Links character The benchmark. Authentic, varied, historic. Genuine links conditions throughout the coastal courses. Same turf, same wind, same challenge.
Ease of travel Fly to Edinburgh or Glasgow, 1–3 hours to major courses. Fly to London (Heathrow/Gatwick), 2–2.5 hours to Norfolk. Or via Amsterdam direct to Norwich Airport.
Cultural pairing Edinburgh is wonderful. Glasgow is underrated. Highlands scenery. London — one of the world's great cities — is 2 hours away. History, theatre, restaurants, museums.
The feeling The pilgrimage. Expected to be great, and it is. The discovery. Unexpected, unhurried, and genuinely personal.

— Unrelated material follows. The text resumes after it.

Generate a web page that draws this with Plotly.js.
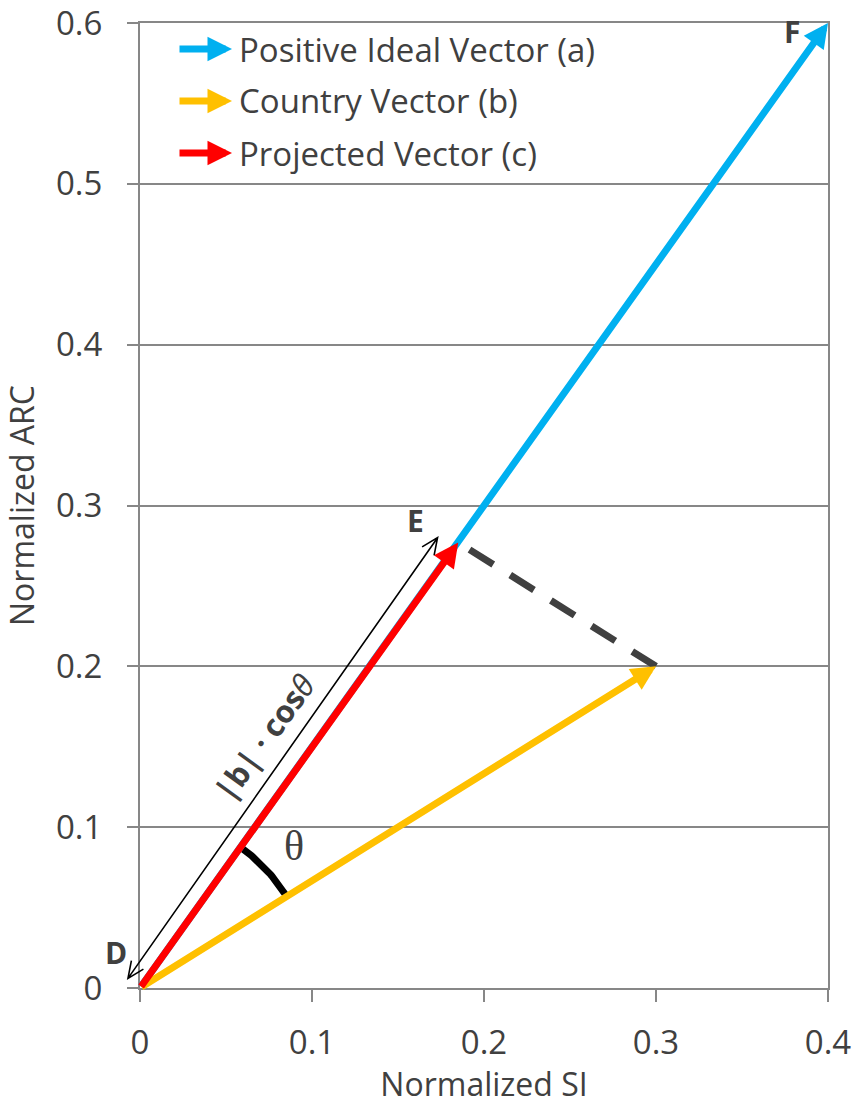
<!DOCTYPE html>
<html><head><meta charset="utf-8">
<script src="https://cdn.plot.ly/plotly-3.0.1.min.js"></script>
<style>html,body{margin:0;padding:0;background:#fff}#chart{width:854px;height:1105px}</style>
</head><body><div id="chart"></div>
<script>
// ---------- data ----------
const seriesNames = ['Positive Ideal Vector (a)', 'Country Vector (b)', 'Projected Vector (c)'];
const vectorX = [0.4, 0.3, 0.185];
const vectorY = [0.6, 0.2, 0.277];
const originX = 0;
const originY = 0;
const dashX = [0.3, 0.185];
const dashY = [0.2, 0.277];
const xTickVals = [0, 0.1, 0.2, 0.3, 0.4];
const xTickText = ['0', '0.1', '0.2', '0.3', '0.4'];
const yTickVals = [0, 0.1, 0.2, 0.3, 0.4, 0.5, 0.6];
const yTickText = ['0', '0.1', '0.2', '0.3', '0.4', '0.5', '0.6'];
const pointLabels = ['D', 'E', 'F'];
const measureLabel = '<b>|b| · cos</b><i>θ</i>';
const angleLabel = 'θ';

// ---------- styles / layout geometry ----------
const seriesColors = ['#00B0F0', '#FFC000', '#FF0000'];
const textColor = '#404040';
const gridColor = '#878787';
const FONT = 'Open Sans, Noto Sans, sans-serif';
const W = 854, H = 1105;
const M = {l: 140, r: 26, t: 23, b: 117, pad: 0};
const xRange = [0, 0.40001], yRange = [0, 0.60001];
const plotW = W - M.l - M.r, plotH = H - M.t - M.b;
const pxPerX = plotW / (xRange[1] - xRange[0]);
const pxPerY = plotH / (yRange[1] - yRange[0]);
const toPaperX = x => (x - xRange[0]) / (xRange[1] - xRange[0]);
const toPaperY = y => (y - yRange[0]) / (yRange[1] - yRange[0]);

// measurement arrow placement (offset beside the projected vector)
const measStart = {x: -0.007, y: 0.006};
const measEnd = {x: 0.173, y: 0.280};

// angle arc (decoration) between country vector and projected vector
const angB = Math.atan2(vectorY[1] * pxPerY, vectorX[1] * pxPerX);
const angC = Math.atan2(vectorY[2] * pxPerY, vectorX[2] * pxPerX);
const arcR = 173;
const arcX = [], arcY = [];
for (let i = 0; i <= 40; i++) {
  const t = angB + (angC - angB) * i / 40;
  arcX.push(originX + arcR * Math.cos(t) / pxPerX);
  arcY.push(originY + arcR * Math.sin(t) / pxPerY);
}

// open V arrow heads for the measurement arrow (decoration), as a paper-referenced path
function vHeadPts(tip, from, len, halfAngle) {
  const dx = (from.x - tip.x) * pxPerX, dy = (from.y - tip.y) * pxPerY;
  const base = Math.atan2(dy, dx);
  return [base + halfAngle, base - halfAngle].map(a => ({
    x: tip.x + len * Math.cos(a) / pxPerX,
    y: tip.y + len * Math.sin(a) / pxPerY
  }));
}
const P = p => toPaperX(p.x).toFixed(5) + ',' + toPaperY(p.y).toFixed(5);
const hE = vHeadPts(measEnd, measStart, 18, 0.42);
const hS = vHeadPts(measStart, measEnd, 18, 0.42);
const measPath = 'M' + P(measStart) + 'L' + P(measEnd) +
  'M' + P(hE[0]) + 'L' + P(measEnd) + 'L' + P(hE[1]) +
  'M' + P(hS[0]) + 'L' + P(measStart) + 'L' + P(hS[1]);

const traces = [
  {x: dashX, y: dashY, type: 'scatter', mode: 'lines', hoverinfo: 'skip', showlegend: false,
   line: {color: textColor, width: 7, dash: '28px,20px'}},
  {x: arcX, y: arcY, type: 'scatter', mode: 'lines', hoverinfo: 'skip', showlegend: false,
   line: {color: '#000000', width: 7}}
];

const shapes = [
  {type: 'path', xref: 'paper', yref: 'paper', path: measPath, layer: 'above',
   line: {color: '#000000', width: 1.6}}
];

const annotations = [];
// vectors drawn in order: blue, yellow, red
[0, 1, 2].forEach(i => {
  annotations.push({
    xref: 'x', yref: 'y', axref: 'x', ayref: 'y',
    x: vectorX[i], y: vectorY[i], ax: originX, ay: originY,
    text: '', showarrow: true, arrowhead: 2, arrowsize: 0.7, arrowwidth: 7,
    arrowcolor: seriesColors[i], standoff: 0
  });
});
annotations.push({
  xref: 'x', yref: 'y', x: 0.0723, y: 0.156, xanchor: 'center', yanchor: 'middle',
  text: measureLabel, showarrow: false,
  textangle: -54, font: {family: FONT, size: 31, color: textColor}
});
annotations.push({
  xref: 'x', yref: 'y', x: 0.0897, y: 0.0884, xanchor: 'center', yanchor: 'middle',
  text: angleLabel, showarrow: false,
  font: {family: 'Liberation Serif, DejaVu Serif, serif', size: 42, color: textColor}
});
// point labels
annotations.push({xref: 'paper', yref: 'paper', x: -0.0349, y: 0.0373, xanchor: 'center', yanchor: 'middle',
  text: '<b>' + pointLabels[0] + '</b>', showarrow: false, font: {family: FONT, size: 30, color: textColor}});
annotations.push({xref: 'x', yref: 'y', x: 0.160, y: 0.2905, xanchor: 'center', yanchor: 'middle',
  text: '<b>' + pointLabels[1] + '</b>', showarrow: false, font: {family: FONT, size: 30, color: textColor}});
annotations.push({xref: 'x', yref: 'y', x: 0.379, y: 0.595, xanchor: 'center', yanchor: 'middle',
  text: '<b>' + pointLabels[2] + '</b>', showarrow: false, font: {family: FONT, size: 30, color: textColor}});

// custom legend with arrow icons
const legendRowsPx = [49, 101, 153];
legendRowsPx.forEach((py, i) => {
  const yp = (H - M.b - py) / plotH;
  annotations.push({
    xref: 'paper', yref: 'paper', x: (232 - M.l) / plotW, y: yp,
    ax: -54, ay: 0, text: '', showarrow: true, arrowhead: 2, arrowsize: 0.7, arrowwidth: 7,
    arrowcolor: seriesColors[i], standoff: 0
  });
  annotations.push({
    xref: 'paper', yref: 'paper', x: (237 - M.l) / plotW, y: yp, xanchor: 'left', yanchor: 'middle',
    text: seriesNames[i], showarrow: false, font: {family: FONT, size: 33, color: textColor}
  });
});

const layout = {
  width: W, height: H, margin: M,
  paper_bgcolor: '#ffffff', plot_bgcolor: '#ffffff',
  showlegend: false,
  font: {family: FONT, color: textColor},
  xaxis: {
    range: xRange, tickvals: xTickVals, ticktext: xTickText,
    showgrid: false, zeroline: false, showline: true, linecolor: gridColor, linewidth: 2, mirror: true,
    ticks: 'outside', ticklen: 12, tickwidth: 2, tickcolor: gridColor,
    ticklabelstandoff: 12, ticklabeloverflow: 'allow',
    tickfont: {family: FONT, size: 33, color: textColor},
    title: {text: 'Normalized SI', font: {family: FONT, size: 32, color: textColor}, standoff: 8}
  },
  yaxis: {
    range: yRange, tickvals: yTickVals, ticktext: yTickText,
    showgrid: true, gridcolor: gridColor, gridwidth: 2,
    zeroline: false, showline: true, linecolor: gridColor, linewidth: 2, mirror: true,
    ticks: 'outside', ticklen: 11, tickwidth: 2, tickcolor: gridColor,
    ticklabelstandoff: 18, ticklabeloverflow: 'allow',
    tickfont: {family: FONT, size: 33, color: textColor},
    title: {text: 'Normalized ARC', font: {family: FONT, size: 32, color: textColor}, standoff: 13}
  },
  shapes: shapes,
  annotations: annotations
};

Plotly.newPlot('chart', traces, layout, {displayModeBar: false, staticPlot: true});
</script>
</body></html>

The London combination — a trip Scotland can't offer

Golf and London: the UK trip nobody talks about

Scotland is wonderful, but it isn't London. And London — for many international visitors — is as compelling a destination as any golf course in the world.

The natural itinerary for a Norfolk golf trip pairs beautifully with two or three nights in the capital: arrive at Heathrow, spend the first days in London. The West End theatres, the British Museum, Borough Market, a walk along the Thames, dinner somewhere that would have a six-month waiting list in New York. Then travel north to Norfolk for four days of golf — coast, courses, country pubs, unhurried evenings. Return to London for a final night before flying home.

That trip does not exist with Scottish golf. Edinburgh is 8 hours from London by train. The combination works on paper but rarely in practice for a 7–10 day visit. Norfolk sits 2 hours from central London by road or rail — close enough to be genuinely part of the same itinerary, not a separate journey.

For many American visitors, combining London's culture, history, and theatre with proper links golf in an unspoilt English landscape is a more complete and satisfying trip than a purely golf-focused Scottish circuit. We can plan both elements — or just the golf — depending on what you're after.

Who should choose Scotland

If this is your first UK golf trip, go to Scotland. Play the Old Course if you can. The history and the quality of the top venues justify the effort and the cost. No honest guide would tell you otherwise.

If you want the most concentrated collection of world-famous courses in the shortest distance, Scotland is the answer. It is the home of golf for reasons that are real, not just marketing.

Who should choose East Anglia

If you have already done Scotland — or if the idea of joining a well-trodden circuit of famous venues holds less appeal than finding somewhere genuinely unspoilt — Norfolk is ready for you.

If you want to combine golf with London — the theatre, the history, the food, the culture — East Anglia makes that possible in a way Scotland does not.

If you want to play courses that are outstanding on their own terms, on a coast that feels like it belongs to a different era, with tee times you can actually book and greens fees that don't require a second mortgage — this is the place.

And if you want to be able to say, honestly, that you played somewhere most golfers haven't found yet — Norfolk is, for now, exactly that. The last bastion of unspoilt links golf in England. It will not stay that way indefinitely.